タイパを良くするには、「時間をかけるのが近道」なワケ
Z世代など若者を中心に「タイパ重視」志向が強まっています。仕事において時間はコストであり、短い時間で良い成果を上げることは望ましいことです。ただ、何でもかんでも「タイパ主義」というのは考えもの。自分にとって本当に財産になる機会を逃してしまうかもしれません。(作家・ファンセールスコンサルタント 和田裕美) ● 「タイパ重視」は悪いことか? 「タイパ」という言葉を聞くことが多くなりました。 タイパとは、タイムパフォーマンス(時間帯効果)のこと。費やした時間に対して得られた効果を示す造語であり、短時間で高い効果や満足度を得られることを「タイパが高い(良い)」と表現します。 生成AIの登場など、現代は生活を便利にするためのIT技術が進歩し、以前ほど時間や労力を費やさなくてもいろいろなものが簡単に手に入る時代です。 簡単な調べ物をするときに、わざわざ図書館に足を運ぶ人はあまりいませんよね。

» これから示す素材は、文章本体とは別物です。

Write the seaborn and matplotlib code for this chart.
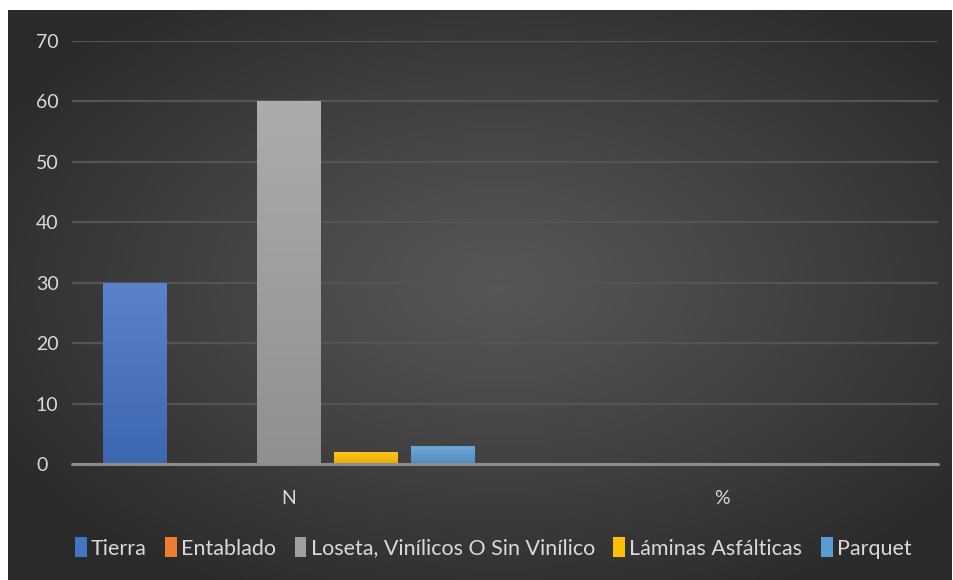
import numpy as np
import pandas as pd
import matplotlib
matplotlib.use("Agg")
import matplotlib.pyplot as plt
import matplotlib.colors as mcolors
import seaborn as sns

categories = ["N", "%"]
series = ["Tierra", "Entablado", "Loseta, Vinílicos O Sin Vinílico", "Láminas Asfálticas", "Parquet"]
tierra = [30, 0]
entablado = [0, 0]
loseta = [60, 0]
laminas = [2, 0]
parquet = [3, 0]
colors = ["#4472c4", "#ed7d31", "#a0a0a0", "#ffc000", "#5b9bd5"]
yticks = [0, 10, 20, 30, 40, 50, 60, 70]

values = [tierra, entablado, loseta, laminas, parquet]
rows = []
for s, vals in zip(series, values):
    for c, v in zip(categories, vals):
        rows.append({"cat": c, "serie": s, "val": v})
df = pd.DataFrame(rows)

sns.set_theme(style="dark")
plt.rcParams["font.family"] = ["Lato", "DejaVu Sans"]
txt = "#d9d9d9"

fig = plt.figure(figsize=(9.54, 5.8), dpi=100)
fig.patch.set_facecolor("white")

# background radial gradient
bg = fig.add_axes([8/954, 0, (952-8)/954, (580-10)/580], zorder=-5)
h, w = 300, 500
yy, xx = np.mgrid[0:h, 0:w]
cx, cy = w*0.52, h*0.48
r = np.sqrt(((xx-cx)/(w*0.62))**2 + ((yy-cy)/(h*0.62))**2)
r = np.clip(r, 0, 1)
g = 0.34 - (0.34-0.165)*r**1.1
img = np.dstack([g, g, g])
bg.imshow(img, aspect="auto", extent=[0, 1, 0, 1])
bg.set_axis_off()

ax = fig.add_axes([72/954, 1-464/580, (938-72)/954, (464-41)/580])
ax.set_facecolor("none")
sns.barplot(data=df, x="cat", y="val", hue="serie", hue_order=series,
            palette=colors, width=0.89, gap=0.18, saturation=1,
            order=categories, ax=ax, legend=True, zorder=3,
            linewidth=0, edgecolor="none")
handles, labels = ax.get_legend_handles_labels()
ax.get_legend().remove()

# gentle vertical gradient on each bar (lighter top, darker bottom)
for p in list(ax.patches):
    hgt = p.get_height()
    if hgt <= 0:
        continue
    base = np.array(mcolors.to_rgb(p.get_facecolor()))
    n = 64
    t = np.linspace(0, 1, n)[:, None]
    top = base * 0.88 + 0.12
    bot = base * 0.9
    grad = top[None, :] * (1 - t) + bot[None, :] * t
    grad = grad[:, None, :]
    x0 = p.get_x()
    im = ax.imshow(grad, extent=[x0, x0 + p.get_width(), 0, hgt],
                   aspect="auto", zorder=3.5, interpolation="bilinear")
    im.set_clip_path(p)
ax.set_xlim(-0.5, 1.5)
ax.set_ylim(0, 70)

ax.set_yticks(yticks)
ax.set_yticklabels([str(t) for t in yticks])
ax.yaxis.grid(True, color="#545454", linewidth=1.6, zorder=0)
ax.xaxis.grid(False)
ax.axhline(0, color="#8c8c8c", linewidth=2.2, zorder=4, clip_on=False)
for sp in ax.spines.values():
    sp.set_visible(False)
ax.set_xlabel("")
ax.set_ylabel("")
ax.tick_params(axis="both", length=0, labelsize=14, colors=txt)
ax.tick_params(axis="x", pad=19)
ax.tick_params(axis="y", pad=26)
for lab in ax.get_yticklabels():
    lab.set_horizontalalignment("left")

leg = fig.legend(handles, labels, loc="center", bbox_to_anchor=(0.517, 1-548/580),
                 ncol=5, frameon=False, fontsize=15.5, handlelength=0.55,
                 handleheight=1.0, handletextpad=0.2, columnspacing=0.85)
for t in leg.get_texts():
    t.set_color(txt)
for hd in leg.legend_handles:
    hd.set_edgecolor("none")
    hd.set_linewidth(0)

fig.savefig("out.png", dpi=100, facecolor=fig.get_facecolor())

ほとんどの人はスマートフォンで検索し、「知りたいこと」は数分で解決できるでしょう。これも、タイパが高い行動の分かりやすい例です。 また、効率のいい仕事が求められる世の中においては、PCのショートカットキーを使いこなすとか、ChatGPTを上手に活用する、会議時間を短くする、紙の報告書などをなくすといった時間効率をよくする方法が求められます。 しかし、「タイパにこだわりすぎる」と、重要な成長機会を逃すことにもつながりかねません。
● タイパを求めすぎて「もったいない」人も たしかに、効率よく仕事をする、つまり、短い時間で成果を出すことができる人が、「仕事のできる人」として評価されるのは事実です。 まだまだ「上司が残っているから帰りにくい」という職場もあるのだと思いますが、男性の育休も推奨されるようになった現代では、「長時間より短時間で、効率よく働くこと」は絶対に必要です。 ただ、この考えが行きすぎてしまうと、ゆっくり時間を使ったほうがいいものごとに対しても、「時間がもったいない」という心理が働いてしまいます。時間に対しての損得勘定が優位に働き、タイパが悪ければ「無駄認定」してしまう。 わたしは、この考え方こそ、もったいないなと思うのです。 なぜなら、経験や体験、そこから得た自分の感情など、時間をかけなければ知り得なかった情報が確実に存在するからです。 時間は、ただ経過するだけのものではありません。時間を投資しなければ得られないものは意外と多いと思いませんか? 15分程度にまとめられた映画のダイジェスト(ファスト映画)を見て分かることは、その映画の内容だけです。 作品を全て見なくても概要を把握できるため「タイパが高い」として一時話題になりましたが、果たして、そこに人の心が動いたり、感じたり、考えたりする経験があるのか?と聞かれたら首を横に振りたくなります。 登場人物の魅力やストーリーの奥深さ、展開による感情の機微と浮き沈み、映画が大切にするテーマなど……視聴者に感じてほしかった思いは、ファスト映画からはなかなか得られません。作品は切り取って見るものではなく、全体を通して意味を成すものだからです。 概要だけを知る時間は、何のためのものだったのか。きっと数日たてば、その概要すらも記憶から薄れていると思います。 なぜなら、人の記憶には「心が動いたものが記録される」からです。自分自身の感情や経験として蓄積されたものがないために、“あってもなくても変わらない情報”に触れた心に成長があるのか?と考えないといけません。